Другой довод — на него уже косвенно указывалось — заключается в единственности мнения привилегированных классов в качестве общественного мнения в средние века. А привилегированные классы не только не понимали пользы перемен, но были равнодушны к печальной участи угнетаемых. И безразличными они оставались всегда. Они презирали крестьянина и горожанина, при этом эксплуатируя их; и само это презрение часто оборачивалось враждебностью. Пренебрежение, даже, мы бы сказали, отвращение землевладельцев и сеньоров к крестьянину и ремесленнику, труд которых позволял им жить, — вот одна из самых характерных черт средневековья.
Для рыцаря и барона крестьянин — будь то серв или свободный — только объект извлечения дохода, материальная ценность: в мирное время его душат, как только могут, налогом и барщиной у себя, в военное время — грабят, топчут, режут или жгут на вражеской земле, дабы причинить противнику наибольший ущерб. Именно в этом и состоит война. Крестьянин является не более чем объектом сеньориальной эксплуатации, подлежащим у других уничтожению.

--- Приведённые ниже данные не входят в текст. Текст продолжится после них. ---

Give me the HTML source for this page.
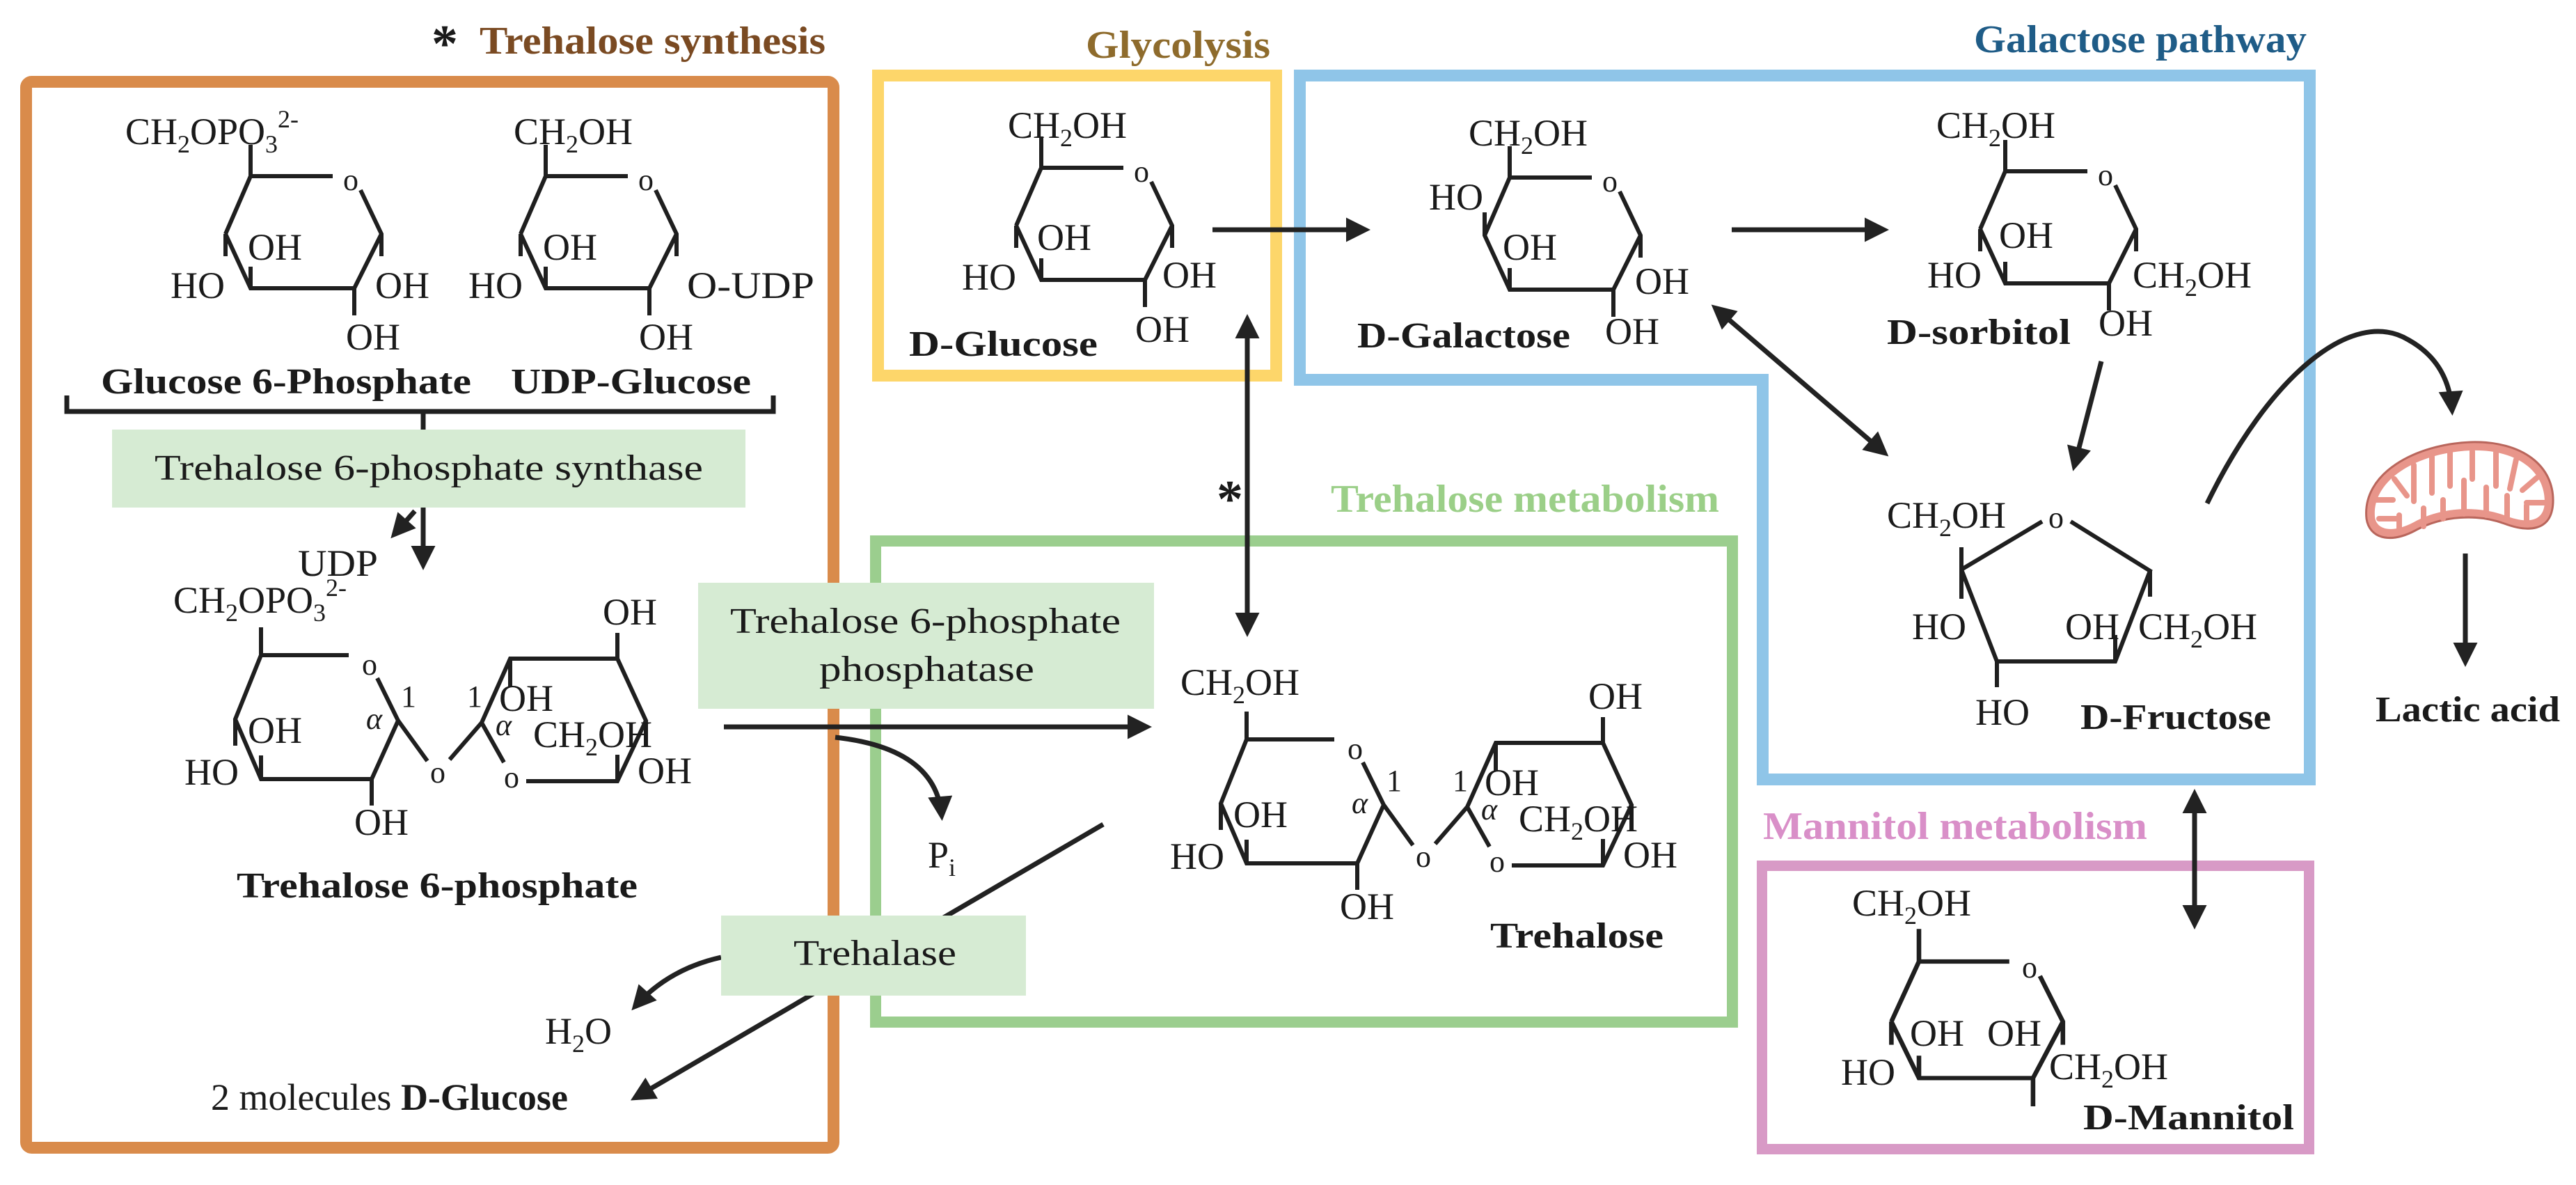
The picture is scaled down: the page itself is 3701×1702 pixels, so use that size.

На горожанина также смотрят как на источник дохода. Его щадят немного больше, потому что он является членом сообщества, защищенного стенами; его труднее захватить, и ему легче удается оборониться. С другой стороны, в продуктах его производства и торговли нуждаются. А еще — начинают понимать, что покровительство развитию городов представляет для сеньора интерес. Когда горожанин богат и у него нельзя отобрать деньги путем налога или грубой силы, их у него одалживают; его используют как банкира — банкира, которому платят плохо или совсем не платят. Это не мешает знатному человеку презирать горожанина, разграбляя и сжигая города, если война предоставляет такой случай.
Вот так феодалы смотрят на простолюдина и обращаются с ним; такова каждодневная реальность, и она с точностью отображена в литературе. Откроем любую жесту времен Филиппа Августа — и увидим в ней крестьянина и горожанина прежде всего в роли жертвы. Много раз описаны грабежи и пожары деревень и городов. И ни слова жалости к крестьянам, урожай и дома которых жгут, а самих сотнями убивают или уводят со связанными руками вместе со скотом; к женщинам, которых мучат солдаты, к пылающим городам, к обобранным купцам, к меньшому люду феодальных войск, ничего не стоящим пленникам, которых калечат или которым хладнокровно перерезают горло после битвы — все это нормально и по праву, все это естественный ход вещей.
Низшие классы не только жертвы: их выставляют на посмешище. Ясно, что для знатного человека простолюдин — существо низшее, в коем все достойно презрения и жизнь которого не принимается в расчет. В самой древней феодальной эпопее, «Песни о Роланде», и речи нет о каких-нибудь простых людях или предметах народного быта. Подобная человечность по отношению к низам и не может проявиться — ведь ее просто не существует. Начиная с середины XII в., когда сеньоры добровольно или по принуждению предоставили народу первые вольности и были основаны ранние коммуны, феодальным поэтам пришлось признать, что простолюдин существует; но они отводят ему ничтожное место и говорят о нем лишь для того, чтобы высмеять. И только в эпоху Филиппа Августа, скорее даже в начале XIII в., когда растет число свободных городов, а бюргеры становятся весьма значительными персонами, начинают меняться и взгляды, и манера рассказывать о них. В большей части жест именно этого периода презрение к «простолюдину» все еще является расхожим чувством: оно выражается общим местом, клише, которых мы достаточно находим повсюду.